* _WHAT TO WORK ON_
Exclude the pictures, then repeat the remaining data exactly.

# SOURCE EXCERPT start

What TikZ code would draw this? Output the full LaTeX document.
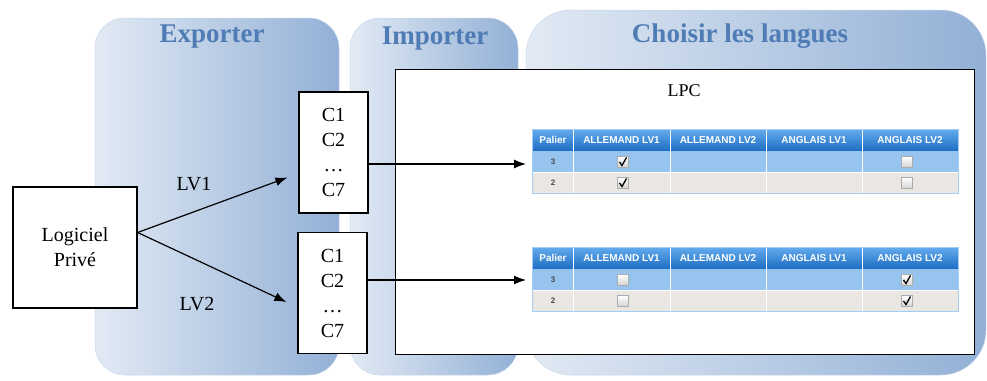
\documentclass[tikz,border=0pt]{standalone}
\usepackage{fontspec}
\setmainfont{Liberation Serif}
\newfontfamily\serfont{Liberation Serif}
\newfontfamily\tabfont{Liberation Sans}
\usetikzlibrary{arrows.meta,positioning,calc}

\definecolor{panellight}{RGB}{226,234,244}
\definecolor{paneldark}{RGB}{146,176,214}
\definecolor{titleblue}{RGB}{79,124,180}
\definecolor{headtop}{RGB}{100,172,238}
\definecolor{headbot}{RGB}{28,108,194}
\definecolor{rowblue}{RGB}{150,196,238}
\definecolor{rowgrey}{RGB}{234,230,225}

\tikzset{
  panel/.style={left color=panellight, middle color=panellight!70!paneldark, right color=paneldark, draw=paneldark!50, line width=0.5pt},
  ptitle/.style={text=titleblue, font=\serfont\fontsize{27}{30}\selectfont\bfseries},
  box/.style={draw, fill=white, line width=1.2pt, align=center, inner sep=0pt, font=\serfont\fontsize{20}{25}\selectfont},
  arr/.style={line width=1.2pt, -{Latex[length=12pt,width=9pt]}},
  lbl/.style={font=\serfont\fontsize{20}{24}\selectfont},
  thead/.style={text=white, font=\tabfont\fontsize{10}{11}\selectfont\bfseries},
  tnum/.style={text=gray!60!black, font=\tabfont\fontsize{8}{9}\selectfont\bfseries},
  chkbox/.style={draw=gray!65, line width=0.5pt, top color=white, bottom color=gray!35, minimum size=11pt, inner sep=0pt}
}

\begin{document}
\begin{tikzpicture}[x=1pt, y=-1pt]
\useasboundingbox (0,0) rectangle (987,380);

% Three background panels
\draw[panel, rounded corners=30] (95,18) rectangle (339,375);
\draw[panel, rounded corners=30] (350,18) rectangle (518,375);
\draw[panel, rounded corners=45] (526,10) rectangle (986,375);

\node[ptitle] (exptitle) at (212,37) {Exporter};
\node[ptitle] (imptitle) at (435,39) {Importer};
\node[ptitle] (langtitle) at (740,36) {Choisir les langues};

% LPC frame
\node[draw, fill=white, line width=1.2pt, minimum width=579, minimum height=285, inner sep=0pt, anchor=north west] (lpcbox) at (395,69) {};
\node[lbl, font=\serfont\fontsize{18}{20}\selectfont] (lpc) at (684,91) {LPC};

% Boxes
\node[box, minimum width=124, minimum height=121] (logiciel) at (75,247.5) {Logiciel\\Privé};
\node[box, minimum width=69, minimum height=121] (cA) at (333.5,152.5) {C1\\C2\\\ldots\\C7};
\node[box, minimum width=69, minimum height=121] (cB) at (332.5,293) {C1\\C2\\\ldots\\C7};

% Arrows from the software
\coordinate (fork) at ([yshift=15pt]logiciel.east);
\draw[arr] (fork) -- ([xshift=-11pt,yshift=-25pt]cA.west);
\draw[arr] (fork) -- ([xshift=-11pt,yshift=-9pt]cB.west);
\node[lbl] (lvone) at (194,184) {LV1};
\node[lbl] (lvtwo) at (197,304) {LV2};

% Arrows into the tables
\coordinate (tA) at (526,164);
\coordinate (tB) at (526,280);
\draw[arr] (cA.east |- tA) -- (tA);
\draw[arr] (cB.east |- tB) -- (tB);

% Checkbox: x, y, checked
\def\checkbox#1#2#3{
  \node[chkbox] (bx) at (#1,#2) {};
  \ifnum#3=1
    \draw[line width=1.3pt] ([xshift=-3.5pt]bx.center) -- ++(2.5,3.5) -- ++(4.5,-8);
  \fi
}

% Language tables
\foreach \ty/\cka/\ckb in {129/1/0, 247/0/1} {
    \shade[top color=headtop, bottom color=headbot] (532,\ty) rectangle (958,\ty+22);
    \fill[rowblue] (532,\ty+22) rectangle (958,\ty+43);
    \fill[rowgrey] (532,\ty+43) rectangle (958,\ty+64);
    \draw[white, line width=0.6pt] (532,\ty+43) -- (958,\ty+43);
    \foreach \cx in {573, 670, 766, 862} {
        \draw[white, line width=0.8pt] (\cx,\ty) -- (\cx,\ty+64);
    }
    \draw[headtop!60, line width=0.6pt] (532,\ty) rectangle (958,\ty+64);

    \node[thead] at (553,\ty+11) {Palier};
    \node[thead] at (621.5,\ty+11) {ALLEMAND LV1};
    \node[thead] at (718,\ty+11) {ALLEMAND LV2};
    \node[thead] at (814,\ty+11) {ANGLAIS LV1};
    \node[thead] at (910,\ty+11) {ANGLAIS LV2};

    \node[tnum] at (553,\ty+33) {3};
    \node[tnum] at (553,\ty+54) {2};

    \checkbox{623}{\ty+33}{\cka}
    \checkbox{623}{\ty+54}{\cka}
    \checkbox{907}{\ty+33}{\ckb}
    \checkbox{907}{\ty+54}{\ckb}
}

\end{tikzpicture}
\end{document}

# SOURCE EXCERPT end

* _TASK ANSWER_
What TikZ code would draw this? Output the full LaTeX document.
\documentclass[tikz,border=0pt]{standalone}
\usepackage{fontspec}
\setmainfont{Liberation Serif}
\newfontfamily\serfont{Liberation Serif}
\newfontfamily\tabfont{Liberation Sans}
\usetikzlibrary{arrows.meta,positioning,calc}

\definecolor{panellight}{RGB}{226,234,244}
\definecolor{paneldark}{RGB}{146,176,214}
\definecolor{titleblue}{RGB}{79,124,180}
\definecolor{headtop}{RGB}{100,172,238}
\definecolor{headbot}{RGB}{28,108,194}
\definecolor{rowblue}{RGB}{150,196,238}
\definecolor{rowgrey}{RGB}{234,230,225}

\tikzset{
  panel/.style={left color=panellight, middle color=panellight!70!paneldark, right color=paneldark, draw=paneldark!50, line width=0.5pt},
  ptitle/.style={text=titleblue, font=\serfont\fontsize{27}{30}\selectfont\bfseries},
  box/.style={draw, fill=white, line width=1.2pt, align=center, inner sep=0pt, font=\serfont\fontsize{20}{25}\selectfont},
  arr/.style={line width=1.2pt, -{Latex[length=12pt,width=9pt]}},
  lbl/.style={font=\serfont\fontsize{20}{24}\selectfont},
  thead/.style={text=white, font=\tabfont\fontsize{10}{11}\selectfont\bfseries},
  tnum/.style={text=gray!60!black, font=\tabfont\fontsize{8}{9}\selectfont\bfseries},
  chkbox/.style={draw=gray!65, line width=0.5pt, top color=white, bottom color=gray!35, minimum size=11pt, inner sep=0pt}
}

\begin{document}
\begin{tikzpicture}[x=1pt, y=-1pt]
\useasboundingbox (0,0) rectangle (987,380);

% Three background panels
\draw[panel, rounded corners=30] (95,18) rectangle (339,375);
\draw[panel, rounded corners=30] (350,18) rectangle (518,375);
\draw[panel, rounded corners=45] (526,10) rectangle (986,375);

\node[ptitle] (exptitle) at (212,37) {Exporter};
\node[ptitle] (imptitle) at (435,39) {Importer};
\node[ptitle] (langtitle) at (740,36) {Choisir les langues};

% LPC frame
\node[draw, fill=white, line width=1.2pt, minimum width=579, minimum height=285, inner sep=0pt, anchor=north west] (lpcbox) at (395,69) {};
\node[lbl, font=\serfont\fontsize{18}{20}\selectfont] (lpc) at (684,91) {LPC};

% Boxes
\node[box, minimum width=124, minimum height=121] (logiciel) at (75,247.5) {Logiciel\\Privé};
\node[box, minimum width=69, minimum height=121] (cA) at (333.5,152.5) {C1\\C2\\\ldots\\C7};
\node[box, minimum width=69, minimum height=121] (cB) at (332.5,293) {C1\\C2\\\ldots\\C7};

% Arrows from the software
\coordinate (fork) at ([yshift=15pt]logiciel.east);
\draw[arr] (fork) -- ([xshift=-11pt,yshift=-25pt]cA.west);
\draw[arr] (fork) -- ([xshift=-11pt,yshift=-9pt]cB.west);
\node[lbl] (lvone) at (194,184) {LV1};
\node[lbl] (lvtwo) at (197,304) {LV2};

% Arrows into the tables
\coordinate (tA) at (526,164);
\coordinate (tB) at (526,280);
\draw[arr] (cA.east |- tA) -- (tA);
\draw[arr] (cB.east |- tB) -- (tB);

% Checkbox: x, y, checked
\def\checkbox#1#2#3{
  \node[chkbox] (bx) at (#1,#2) {};
  \ifnum#3=1
    \draw[line width=1.3pt] ([xshift=-3.5pt]bx.center) -- ++(2.5,3.5) -- ++(4.5,-8);
  \fi
}

% Language tables
\foreach \ty/\cka/\ckb in {129/1/0, 247/0/1} {
    \shade[top color=headtop, bottom color=headbot] (532,\ty) rectangle (958,\ty+22);
    \fill[rowblue] (532,\ty+22) rectangle (958,\ty+43);
    \fill[rowgrey] (532,\ty+43) rectangle (958,\ty+64);
    \draw[white, line width=0.6pt] (532,\ty+43) -- (958,\ty+43);
    \foreach \cx in {573, 670, 766, 862} {
        \draw[white, line width=0.8pt] (\cx,\ty) -- (\cx,\ty+64);
    }
    \draw[headtop!60, line width=0.6pt] (532,\ty) rectangle (958,\ty+64);

    \node[thead] at (553,\ty+11) {Palier};
    \node[thead] at (621.5,\ty+11) {ALLEMAND LV1};
    \node[thead] at (718,\ty+11) {ALLEMAND LV2};
    \node[thead] at (814,\ty+11) {ANGLAIS LV1};
    \node[thead] at (910,\ty+11) {ANGLAIS LV2};

    \node[tnum] at (553,\ty+33) {3};
    \node[tnum] at (553,\ty+54) {2};

    \checkbox{623}{\ty+33}{\cka}
    \checkbox{623}{\ty+54}{\cka}
    \checkbox{907}{\ty+33}{\ckb}
    \checkbox{907}{\ty+54}{\ckb}
}

\end{tikzpicture}
\end{document}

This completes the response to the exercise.